I couldn't get a clear photograph of the surface but honestly I think the pyramid part has a different surface texture. Could it be collage? This work is a balance of figurative and abstraction and a response to the cone, cylinder and spheres used in the fundamentals of art.

I am amazed at the untidiness of the marks if I am brutally honest. The underpainting in the face and the peach block tone brings glimpses of flesh tones to the face. There are stained marks, small lines of brush work for the material of the suit and block colours around the makeup of the work. It's interesting and creates space.

Would I hang it on my wall? No, but I could underpin elements my work with the variety of mark making, space created, the overlapping of objects and shadow all within this picture.


Other pieces within the gallery by David Hockney were drawings and studies for his works all quite raw and having an unfinished and sketchy appearance. The paper is even buckled in one which made me laugh as I thought of one of my monoprints that has the same look. If it was good enough for Hockney to display, then why was I worried!
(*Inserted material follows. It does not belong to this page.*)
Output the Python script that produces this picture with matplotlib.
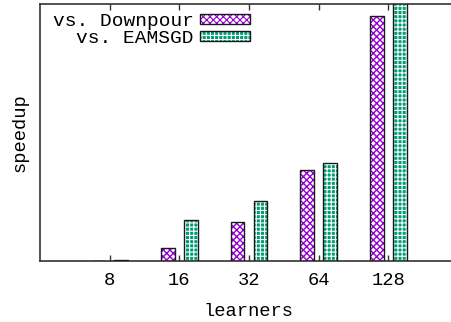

I note the seated portraits were one on profile and the other front facing. I am drawn to the grid in the piece and very much like the reflections in the table top.

Another large painting by Hockney was next;


David Hockney

We Two Boys together Clinging 1961

Oil on Board.







As I initially saw two rounded oblong umber and peach hugging figures with thin red legs. A pale blue block or curtain on the left of the image with a deep blue love heart drawn onto it.

Red, black and white texts and numbers are randomly placed around the scene, which is weird naive and full of these codes.

I researched and found the Walt Whitman poem 'I Hear it was Charged Against Me' .

Hockney imitates painters, quotes from writers and represents the world he sees. I like the originality of the codes. I find the emotion and fragility of Hockney's piece here truly beautiful because at the time it was painted 1967 that homosexuality in Britain was finally decriminalised.